Written exercise: Copy, from the entries below, each line where the word "diagram" can be found.

= = =

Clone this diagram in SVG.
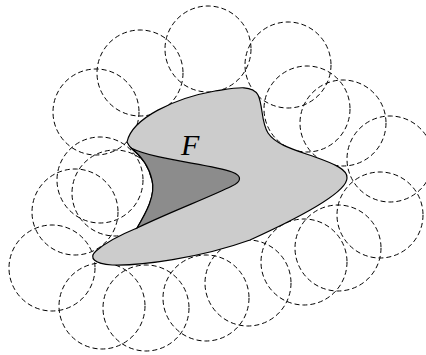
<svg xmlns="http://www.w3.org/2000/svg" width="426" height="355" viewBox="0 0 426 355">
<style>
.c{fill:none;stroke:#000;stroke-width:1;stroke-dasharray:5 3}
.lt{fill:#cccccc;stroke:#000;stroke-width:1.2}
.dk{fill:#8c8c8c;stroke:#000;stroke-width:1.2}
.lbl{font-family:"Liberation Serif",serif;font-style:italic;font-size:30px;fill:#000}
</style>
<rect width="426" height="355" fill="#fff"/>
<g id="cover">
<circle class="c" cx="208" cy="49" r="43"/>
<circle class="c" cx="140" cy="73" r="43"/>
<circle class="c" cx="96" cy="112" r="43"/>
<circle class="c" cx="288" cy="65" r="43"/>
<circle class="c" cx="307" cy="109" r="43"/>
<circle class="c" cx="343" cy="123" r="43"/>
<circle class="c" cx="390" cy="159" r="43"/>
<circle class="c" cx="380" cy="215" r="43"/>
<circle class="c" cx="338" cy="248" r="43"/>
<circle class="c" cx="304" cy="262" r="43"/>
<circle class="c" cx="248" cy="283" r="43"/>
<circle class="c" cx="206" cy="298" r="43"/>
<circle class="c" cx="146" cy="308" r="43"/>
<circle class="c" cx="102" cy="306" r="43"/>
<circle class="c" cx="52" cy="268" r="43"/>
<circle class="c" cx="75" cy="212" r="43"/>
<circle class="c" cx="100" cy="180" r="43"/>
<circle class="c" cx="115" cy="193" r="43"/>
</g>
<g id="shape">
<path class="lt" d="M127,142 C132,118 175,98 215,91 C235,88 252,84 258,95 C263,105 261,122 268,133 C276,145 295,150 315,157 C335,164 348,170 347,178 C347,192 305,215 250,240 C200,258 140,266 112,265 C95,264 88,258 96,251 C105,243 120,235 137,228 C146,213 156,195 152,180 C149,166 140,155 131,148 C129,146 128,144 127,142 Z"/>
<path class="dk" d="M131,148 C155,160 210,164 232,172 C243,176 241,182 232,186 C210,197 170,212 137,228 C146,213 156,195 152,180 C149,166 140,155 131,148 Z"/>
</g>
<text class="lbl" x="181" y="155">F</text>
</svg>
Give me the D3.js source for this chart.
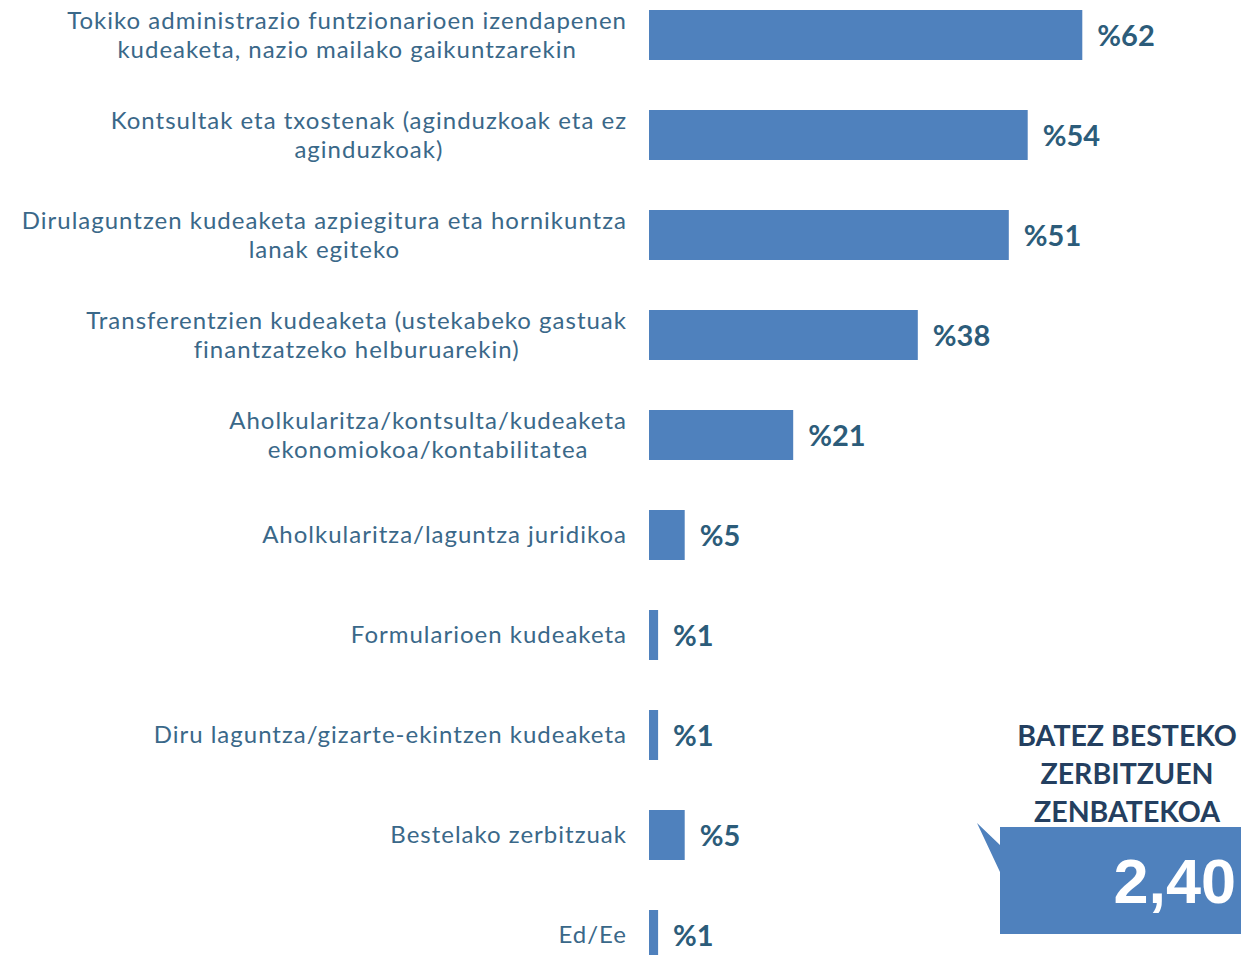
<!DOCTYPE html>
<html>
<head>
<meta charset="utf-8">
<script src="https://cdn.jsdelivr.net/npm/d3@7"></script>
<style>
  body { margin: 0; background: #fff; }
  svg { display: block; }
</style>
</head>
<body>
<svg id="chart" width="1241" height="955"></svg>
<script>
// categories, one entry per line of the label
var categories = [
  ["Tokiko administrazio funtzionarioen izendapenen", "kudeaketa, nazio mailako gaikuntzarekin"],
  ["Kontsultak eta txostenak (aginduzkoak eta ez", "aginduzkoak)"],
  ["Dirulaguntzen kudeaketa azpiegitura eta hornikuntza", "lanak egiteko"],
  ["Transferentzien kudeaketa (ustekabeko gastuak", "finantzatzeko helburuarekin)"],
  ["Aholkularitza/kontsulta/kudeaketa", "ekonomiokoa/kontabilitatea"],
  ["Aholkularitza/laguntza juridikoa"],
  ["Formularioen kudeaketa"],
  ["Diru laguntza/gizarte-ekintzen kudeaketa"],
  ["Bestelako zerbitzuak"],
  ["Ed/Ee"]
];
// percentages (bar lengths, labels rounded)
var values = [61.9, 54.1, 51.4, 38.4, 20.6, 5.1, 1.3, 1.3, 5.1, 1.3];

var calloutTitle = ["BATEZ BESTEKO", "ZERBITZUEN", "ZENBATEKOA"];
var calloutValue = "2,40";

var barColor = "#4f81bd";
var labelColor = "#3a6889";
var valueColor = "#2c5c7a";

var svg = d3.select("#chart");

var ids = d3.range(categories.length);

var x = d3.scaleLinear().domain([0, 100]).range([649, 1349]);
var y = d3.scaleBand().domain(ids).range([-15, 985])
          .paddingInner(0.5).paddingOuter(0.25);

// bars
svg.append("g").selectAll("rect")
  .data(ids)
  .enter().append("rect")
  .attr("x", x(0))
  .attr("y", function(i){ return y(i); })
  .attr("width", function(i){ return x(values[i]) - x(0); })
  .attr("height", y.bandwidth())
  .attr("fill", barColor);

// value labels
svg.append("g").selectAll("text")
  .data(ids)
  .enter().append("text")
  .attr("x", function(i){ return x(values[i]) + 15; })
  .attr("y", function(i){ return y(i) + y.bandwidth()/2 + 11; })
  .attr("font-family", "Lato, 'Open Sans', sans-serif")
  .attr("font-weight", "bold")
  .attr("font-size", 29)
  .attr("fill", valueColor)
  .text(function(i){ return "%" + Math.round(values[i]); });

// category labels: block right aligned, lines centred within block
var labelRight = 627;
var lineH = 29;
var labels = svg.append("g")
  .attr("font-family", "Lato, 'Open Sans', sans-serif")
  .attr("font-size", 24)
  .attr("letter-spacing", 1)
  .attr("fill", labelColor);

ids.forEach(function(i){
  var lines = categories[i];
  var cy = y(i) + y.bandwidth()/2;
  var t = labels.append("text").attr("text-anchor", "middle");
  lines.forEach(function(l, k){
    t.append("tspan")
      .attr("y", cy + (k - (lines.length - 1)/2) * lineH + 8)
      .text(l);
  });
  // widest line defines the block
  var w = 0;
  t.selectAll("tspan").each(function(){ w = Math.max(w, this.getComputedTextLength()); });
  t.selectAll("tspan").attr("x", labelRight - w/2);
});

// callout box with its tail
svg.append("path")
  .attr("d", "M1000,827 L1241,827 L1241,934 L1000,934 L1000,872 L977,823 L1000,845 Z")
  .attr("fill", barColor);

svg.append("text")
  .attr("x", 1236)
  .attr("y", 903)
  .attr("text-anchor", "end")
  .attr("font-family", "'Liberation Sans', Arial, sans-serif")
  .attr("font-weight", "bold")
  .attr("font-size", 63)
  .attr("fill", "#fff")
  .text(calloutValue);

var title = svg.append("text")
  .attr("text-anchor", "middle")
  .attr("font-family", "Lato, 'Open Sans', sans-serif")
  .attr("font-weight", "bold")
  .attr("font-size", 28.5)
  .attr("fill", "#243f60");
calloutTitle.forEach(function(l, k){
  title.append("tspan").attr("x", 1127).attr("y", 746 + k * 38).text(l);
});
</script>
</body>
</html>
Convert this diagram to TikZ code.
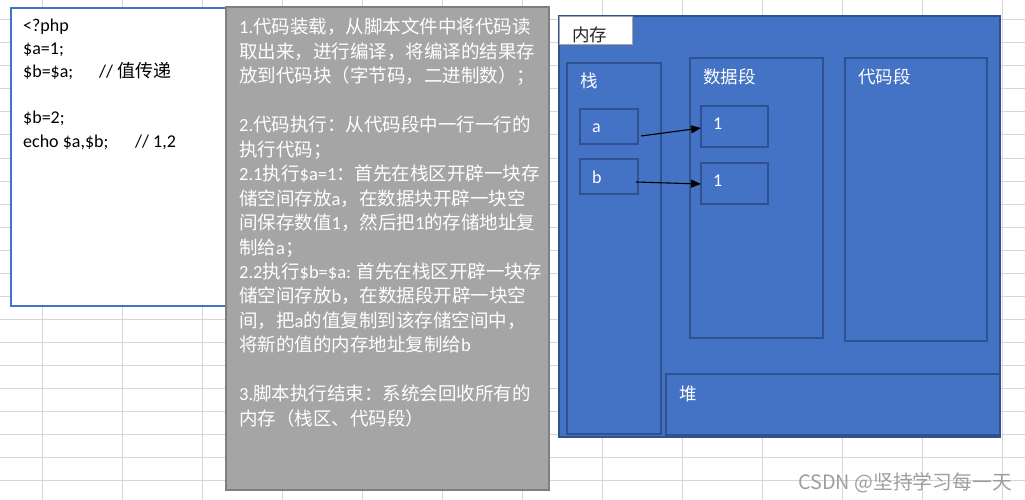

= = =

Reply:
Clone this diagram in SVG.
Convert this diagram to TikZ code.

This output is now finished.